Nachtterror/Altars of Grief – The Split InterviewFriday, 21st August 2015
Altars of Grief
Dead Rhetoric: You describe yourselves as “Prairie Doom” on Facebook. Could you elaborate on this?
Damien Smith: What’s more abysmal than the solitude of an 8 month winter? Endless skies, violent storms, frigid temperatures and desolation; put simply, we’re inspired by our surroundings and our music is a reflection of that!
Dead Rhetoric: Who are some of the band’s biggest influences?
Smith: I think that everybody in this band draws from a different well of musical inspiration, which lends a unique flavor to what we do. I’m a fan of hardcore and sludge and I feel like those genres in particular have had a lot to do with not only my vocal style, but my approach to writing, as well. Furthermore, some of the guys come from a technical death metal background and elements of that still find their way, to some extent, into our music.
That being said, there are a lot of bands that we all agree on that have been influential to what we create: Woods of Ypres, My Dying Bride, Celtic Frost/Triptykon and Abandon to name a few.
Dead Rhetoric: How do you feel your songs on the split compare to This Shameful Burden?

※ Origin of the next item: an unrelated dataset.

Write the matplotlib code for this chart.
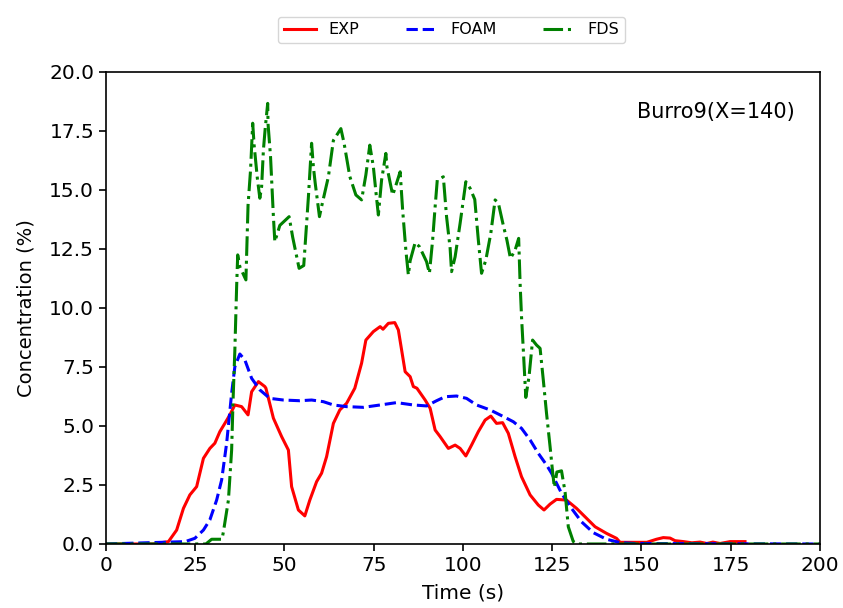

Smith: Musically, the songs on the split are quite a bit more diverse than what we had done previously on This Shameful Burden. They’re more melodic and there’s a lot more emphasis on clean singing and harmonies. To me, there’s a very melancholic quality to this music, whereas the first record felt more desperate, and crushing. What ties both releases together is an emotional commitment to everything we write. For us, this music is as much cathartic as it is a creative output.

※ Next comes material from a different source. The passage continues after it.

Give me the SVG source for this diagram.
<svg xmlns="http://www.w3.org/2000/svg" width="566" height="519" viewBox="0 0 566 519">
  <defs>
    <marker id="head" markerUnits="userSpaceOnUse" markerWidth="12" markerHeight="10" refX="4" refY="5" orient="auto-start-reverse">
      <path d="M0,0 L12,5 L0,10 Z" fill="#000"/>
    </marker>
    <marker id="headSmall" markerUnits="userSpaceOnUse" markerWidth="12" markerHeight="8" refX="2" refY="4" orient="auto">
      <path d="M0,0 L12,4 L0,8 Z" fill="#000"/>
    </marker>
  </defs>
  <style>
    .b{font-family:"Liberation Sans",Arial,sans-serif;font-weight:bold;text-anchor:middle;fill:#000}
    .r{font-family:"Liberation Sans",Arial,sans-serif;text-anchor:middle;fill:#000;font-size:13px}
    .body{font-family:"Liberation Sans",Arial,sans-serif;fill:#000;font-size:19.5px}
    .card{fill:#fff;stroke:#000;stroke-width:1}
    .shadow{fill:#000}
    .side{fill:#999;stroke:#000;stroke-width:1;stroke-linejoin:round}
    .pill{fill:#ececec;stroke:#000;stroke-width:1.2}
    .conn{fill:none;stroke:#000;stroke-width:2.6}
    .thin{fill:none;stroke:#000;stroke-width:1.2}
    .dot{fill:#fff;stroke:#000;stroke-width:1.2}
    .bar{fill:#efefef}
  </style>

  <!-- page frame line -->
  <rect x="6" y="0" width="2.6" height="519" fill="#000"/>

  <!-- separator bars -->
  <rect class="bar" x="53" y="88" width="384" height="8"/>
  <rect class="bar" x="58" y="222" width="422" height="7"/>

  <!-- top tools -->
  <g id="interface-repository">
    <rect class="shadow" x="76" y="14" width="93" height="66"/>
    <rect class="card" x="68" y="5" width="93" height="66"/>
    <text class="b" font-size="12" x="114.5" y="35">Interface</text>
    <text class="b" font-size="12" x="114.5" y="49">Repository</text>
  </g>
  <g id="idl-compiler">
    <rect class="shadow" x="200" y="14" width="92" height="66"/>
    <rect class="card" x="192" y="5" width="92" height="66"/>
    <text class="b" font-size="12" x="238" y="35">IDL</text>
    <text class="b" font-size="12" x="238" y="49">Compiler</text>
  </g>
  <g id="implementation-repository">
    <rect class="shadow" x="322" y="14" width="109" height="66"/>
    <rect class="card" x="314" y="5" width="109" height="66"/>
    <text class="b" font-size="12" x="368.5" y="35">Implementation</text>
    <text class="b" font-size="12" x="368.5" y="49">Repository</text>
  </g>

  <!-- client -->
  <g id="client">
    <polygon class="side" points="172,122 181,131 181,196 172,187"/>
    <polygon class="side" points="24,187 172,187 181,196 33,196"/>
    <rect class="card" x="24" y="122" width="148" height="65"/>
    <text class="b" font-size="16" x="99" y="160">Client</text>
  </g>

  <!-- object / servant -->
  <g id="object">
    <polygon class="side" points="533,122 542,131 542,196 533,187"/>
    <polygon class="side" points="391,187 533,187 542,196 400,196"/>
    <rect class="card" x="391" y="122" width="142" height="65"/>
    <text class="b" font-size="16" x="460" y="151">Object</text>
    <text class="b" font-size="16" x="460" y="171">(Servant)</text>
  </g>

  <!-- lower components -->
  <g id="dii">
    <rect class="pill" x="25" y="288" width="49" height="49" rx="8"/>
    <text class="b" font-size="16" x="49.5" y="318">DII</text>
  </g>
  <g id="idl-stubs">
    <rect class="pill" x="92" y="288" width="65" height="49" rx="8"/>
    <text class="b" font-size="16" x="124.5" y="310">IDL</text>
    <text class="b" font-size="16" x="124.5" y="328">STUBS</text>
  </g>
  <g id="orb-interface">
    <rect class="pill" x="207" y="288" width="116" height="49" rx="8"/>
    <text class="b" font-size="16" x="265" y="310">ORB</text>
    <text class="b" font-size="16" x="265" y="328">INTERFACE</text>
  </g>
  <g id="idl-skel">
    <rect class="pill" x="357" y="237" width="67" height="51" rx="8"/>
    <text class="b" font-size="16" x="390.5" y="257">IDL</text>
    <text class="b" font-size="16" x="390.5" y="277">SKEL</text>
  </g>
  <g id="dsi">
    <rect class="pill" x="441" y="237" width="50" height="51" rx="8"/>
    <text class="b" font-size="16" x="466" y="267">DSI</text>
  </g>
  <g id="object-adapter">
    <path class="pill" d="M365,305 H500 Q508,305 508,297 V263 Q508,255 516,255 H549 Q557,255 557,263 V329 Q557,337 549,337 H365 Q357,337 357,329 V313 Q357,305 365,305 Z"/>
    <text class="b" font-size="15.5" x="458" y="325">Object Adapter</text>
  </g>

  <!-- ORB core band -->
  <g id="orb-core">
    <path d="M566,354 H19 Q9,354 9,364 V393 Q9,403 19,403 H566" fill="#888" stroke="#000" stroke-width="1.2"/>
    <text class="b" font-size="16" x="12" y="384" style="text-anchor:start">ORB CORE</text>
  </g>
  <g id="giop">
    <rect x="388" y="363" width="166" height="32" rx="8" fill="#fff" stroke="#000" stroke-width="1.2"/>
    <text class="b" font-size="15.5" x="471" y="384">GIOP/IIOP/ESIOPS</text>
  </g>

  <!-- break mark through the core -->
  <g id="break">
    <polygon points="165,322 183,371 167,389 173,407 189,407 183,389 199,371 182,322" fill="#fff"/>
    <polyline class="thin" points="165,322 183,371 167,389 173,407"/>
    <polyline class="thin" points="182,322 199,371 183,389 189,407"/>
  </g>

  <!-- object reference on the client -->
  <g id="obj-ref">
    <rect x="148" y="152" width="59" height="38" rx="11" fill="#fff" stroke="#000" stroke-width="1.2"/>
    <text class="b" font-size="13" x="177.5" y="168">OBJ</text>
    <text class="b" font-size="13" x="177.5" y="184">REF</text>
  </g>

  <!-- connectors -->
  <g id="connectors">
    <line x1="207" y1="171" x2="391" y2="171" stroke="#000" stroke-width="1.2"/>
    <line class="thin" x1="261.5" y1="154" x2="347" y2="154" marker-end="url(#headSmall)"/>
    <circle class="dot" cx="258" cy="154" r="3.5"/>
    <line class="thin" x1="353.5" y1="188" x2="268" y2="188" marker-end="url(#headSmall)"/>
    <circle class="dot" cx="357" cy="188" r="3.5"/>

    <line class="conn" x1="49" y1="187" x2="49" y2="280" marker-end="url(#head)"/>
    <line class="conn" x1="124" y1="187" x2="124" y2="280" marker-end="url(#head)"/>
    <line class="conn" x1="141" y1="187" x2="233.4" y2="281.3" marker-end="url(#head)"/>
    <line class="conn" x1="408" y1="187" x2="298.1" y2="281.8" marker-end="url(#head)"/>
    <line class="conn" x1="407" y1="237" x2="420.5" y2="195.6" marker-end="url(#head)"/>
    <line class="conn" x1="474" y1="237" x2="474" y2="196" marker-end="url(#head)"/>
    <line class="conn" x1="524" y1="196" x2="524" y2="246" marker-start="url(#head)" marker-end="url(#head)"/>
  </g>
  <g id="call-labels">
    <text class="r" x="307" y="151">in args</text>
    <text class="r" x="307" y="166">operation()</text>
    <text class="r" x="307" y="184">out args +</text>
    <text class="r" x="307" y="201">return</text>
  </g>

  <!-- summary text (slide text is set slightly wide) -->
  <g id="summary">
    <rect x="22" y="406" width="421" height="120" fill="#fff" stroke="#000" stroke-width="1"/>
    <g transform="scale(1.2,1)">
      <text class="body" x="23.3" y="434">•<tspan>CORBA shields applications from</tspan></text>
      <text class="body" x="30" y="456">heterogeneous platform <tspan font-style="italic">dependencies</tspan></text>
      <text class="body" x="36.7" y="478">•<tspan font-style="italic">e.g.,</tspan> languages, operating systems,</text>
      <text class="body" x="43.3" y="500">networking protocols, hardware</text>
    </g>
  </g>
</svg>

Dead Rhetoric: There are track reflections for each song on This Shameful Burden. Can we expect the same once Of Ash and Dying Light is released?
Smith: More than likely, yes! The songs on the split, much like those on This Shameful Burden, follow a concept. And, much like This Shameful Burden, they hold some very personal significance to me. A lot of people seemed to really appreciate those write ups and I think it gives the songs another layer of depth for the listener to become more invested in.
Dead Rhetoric: Why did you choose to cover a song from Silent Hill 4: The Room?
Smith: A few of us in the band are huge fans of the Silent Hill franchise and of the games’ soundtracks, composed by Akira Yamaoka. The original song is a very beautiful and haunting piece of music, and we felt that we could recreate that atmosphere, with our own sound, and still do the original justice. When the idea came about to cover it, there was really no questioning that it would inevitably end up on the split. And, in a lot of ways, I feel like it really complements the tracks that we wrote.
Dead Rhetoric: Could you explain your side of the album art for Of Ash and Dying Light?
Smith: I’ll start by saying that there’s a fair amount of religious references in the lyrics that I wrote for these songs. And, I should clarify that this has nothing to do with my own personal beliefs, but it became a big part of the concept that I was writing.
Basically, there’s this little church in the middle of nowhere, about an hour from where I live. There’s a cemetery on the land, surrounded by a small fence. And, outside of that fence, completely secluded from all of the other graves is a single headstone. One day, we were speaking with the groundskeeper, who explained that this person had committed suicide and that’s why their grave was kept away from everyone else’s. Whether true, or not, this and the entire stigma attached to suicide and whether one can be accepted into Heaven if they take their own life were very significant factors while writing these songs.
So, the album art, as I see it, is someone looking on from purgatory at the place where they, or perhaps their loved ones were buried, with the knowledge that they’ve been condemned to this state.
Dead Rhetoric: How did you end up signing with Hypnotic Dirge Records?
Smith: I think it was probably leading up to, or around the release of This Shameful Burden that we first started discussing distribution and the potential for future releases with HDR. However, we’d been aware of them for some time prior.
The label is actually based out of Saskatoon which, conveniently, is just a few hours of north of here. It’s interesting to note, actually, that Of Ash And Dying Light is one of, if not their first local release!
Dead Rhetoric: Why do you feel that listening to doom metal brings about catharsis for some?
Smith: It’s diverse and emotionally compelling music! It’s trudging, melodic, introspective, and at times I think it deals with a lot of real-life subject matter that people can relate to.
Dead Rhetoric: How would you describe the metal scene of Saskatchewan?
Smith: There are a lot of people here who buy a ticket to every show that they can, regardless of what band is playing, just to show their support. And, it’s not just big shows, either, but local shows as well! We feel incredibly lucky to have as many people here who give a damn about us as we do; people who know my lyrics better than I do and who buy up every new merch design that we get!
We might not have a large population, but the scene definitely means a lot to people!
Dead Rhetoric: What will Altars of Grief be doing for the rest of this year?
Smith: Coming up in just a couple of weeks here, we’ll be doing the Of Ash And Dying Light tour with Nachtterror. Then, later this year, we’re heading out to Victoria, BC, where This Shameful Burden has been nominated for a WCMA for best hard rock/metal album!